An innocent Disney princess Marie is not. Like the anime that came before, this version succeeds at the tricky balance between humanizing Marie’s entrapment and not condoning her opulent bubble that siphons the commoners—despite her interpersonal kindness in her court (Shipman carves out Marie’s path from demureness to a haughty queen of “divine right”). Eventually, Oscar directs her sympathy to the commoners, during which she realizes her class-defying mutual love for her servant-cum-friend André (voiced by Toshiyuki Toyonaga in Japanese, and Brandon McInnis in English). Later, Oscar repeats Marie’s reach out to the sun in the open air when she rallies the commoner French Army into a revolution, tying her pursuit of love with an act of liberation and abolishment of the Ancien régime.
But in the movie’s aims for a tight coming-of-age trajectory for its protagonist Oscar, the movie also strips itself of political-class multifacets. Meaty political context with the cause-and-effect of Versailles’ extravagant spending is reduced to documentary-style narrated interludes that dull the narrative transition into commoner impoverishment.

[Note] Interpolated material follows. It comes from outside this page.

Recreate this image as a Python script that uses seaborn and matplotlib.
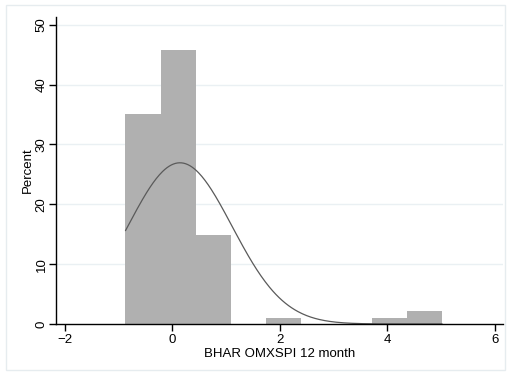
import numpy as np
import matplotlib
matplotlib.use("Agg")
import matplotlib.pyplot as plt
from matplotlib.patches import Rectangle
import seaborn as sns

# Data
bin_edges = [-0.874 + 0.655 * i for i in range(10)]
bin_counts = [33, 43, 14, 0, 1, 0, 0, 1, 2]   # N = 94
fit_mean = 0.14
fit_sd = 0.97
x_ticks = [-2, 0, 2, 4, 6]
y_ticks = [0, 10, 20, 30, 40, 50]
x_label = "BHAR OMXSPI 12 month"
y_label = "Percent"

sns.set_theme(style="white")
plt.rcParams['font.family'] = ['Liberation Sans', 'DejaVu Sans']

fig = plt.figure(figsize=(5.11, 3.76), dpi=100)
ax = fig.add_axes([0.1096, 0.1383, 0.984 - 0.1096, 0.9548 - 0.1383])

centers = [(bin_edges[i] + bin_edges[i + 1]) / 2 for i in range(len(bin_counts))]
sns.histplot(x=centers, weights=bin_counts, bins=bin_edges, stat="percent",
             color="#b0b0b0", alpha=1.0, edgecolor="none", linewidth=0, ax=ax)

# fitted normal density scaled to percent per bin
width = bin_edges[1] - bin_edges[0]
xs = np.linspace(bin_edges[0], bin_edges[-1], 300)
ys = 100 * width * np.exp(-0.5 * ((xs - fit_mean) / fit_sd) ** 2) / (fit_sd * np.sqrt(2 * np.pi))
sns.lineplot(x=xs, y=ys, color="#5a5a5a", linewidth=0.9, ax=ax)

ax.set_xlim(-2.167, 6.15)
ax.set_ylim(0, 51.3)
ax.set_xticks(x_ticks)
ax.set_yticks(y_ticks)
ax.set_yticklabels([str(v) for v in y_ticks], rotation=90, va="center")
for v in y_ticks[1:]:
    ax.axhline(v, color="#eaf0f3", linewidth=1.0, zorder=0)
ax.set_axisbelow(True)

for s in ["top", "right"]:
    ax.spines[s].set_visible(False)
for s in ["left", "bottom"]:
    ax.spines[s].set_color("black")
    ax.spines[s].set_linewidth(1.0)
ax.tick_params(axis="both", direction="out", length=5, width=1, color="black",
               labelsize=9.5, labelcolor="black", left=True, bottom=True)
ax.tick_params(axis="x", pad=2)
ax.tick_params(axis="y", pad=1)
ax.set_xlabel(x_label, fontsize=9.5, color="black", labelpad=2)
ax.set_ylabel(y_label, fontsize=9.5, color="black", labelpad=1)

fig.patches.append(Rectangle((6 / 511, 1 - 370 / 376), 499 / 511, 365 / 376,
                             transform=fig.transFigure, fill=False,
                             edgecolor="#e6ecef", linewidth=1.0))

fig.savefig("out.png", dpi=100)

Among the critical cuts is Rosalie, a commoner with a fleeting speaking scene in the movie, who was once a supporting character with an unrequited romantic love for Oscar. This not only disengages from queer nuances, but it also erases a commoner woman’s point of view that enriched both the manga and its anime adaptation (even Demy’s film subplots Rosalie). In the movie, a commoner mouthpiece falls on journalist Bernard Châtelet (voiced by Miyu Irino in Japanese, and Alejandro Saab in English), supplied with a crowd-rousing “Do You Hear The People Sing?” but he’s barely given time to percolate as a presence. The French Army, led by yet another undercooked player, Alain (voiced by Shunsuke Takeuchi in Japanese, and Talan Warburton in English), remains the film’s most vocal lower-class perspective—who exist for a nuanced dynamic in which they underestimate Oscar on the basis of gender, while holding her class privilege to account. However, the film ultimately frames a “good noble” like Oscar as their savior and preacher rather than collaborator.
The screenplay also downplays its most prominent commoner, André, and his agency in his revolutionary consciousness, while the 1979 anime fleshed out his interest in “the new era.” Although Demy’s film has been a much reviled adaptation, one of its worthwhile experimentations was to heighten André’s bitterness over class stratification.
While previous Rose of Versailles adaptations were willing to reimagine and reorganize the revolution within Ikeda’s classic story, Yoshimura’s florid panache of The Rose of Versailles blooms as the most visually polished on-screen adaptation to date, but this abridged telling is missing pieces in the puzzle.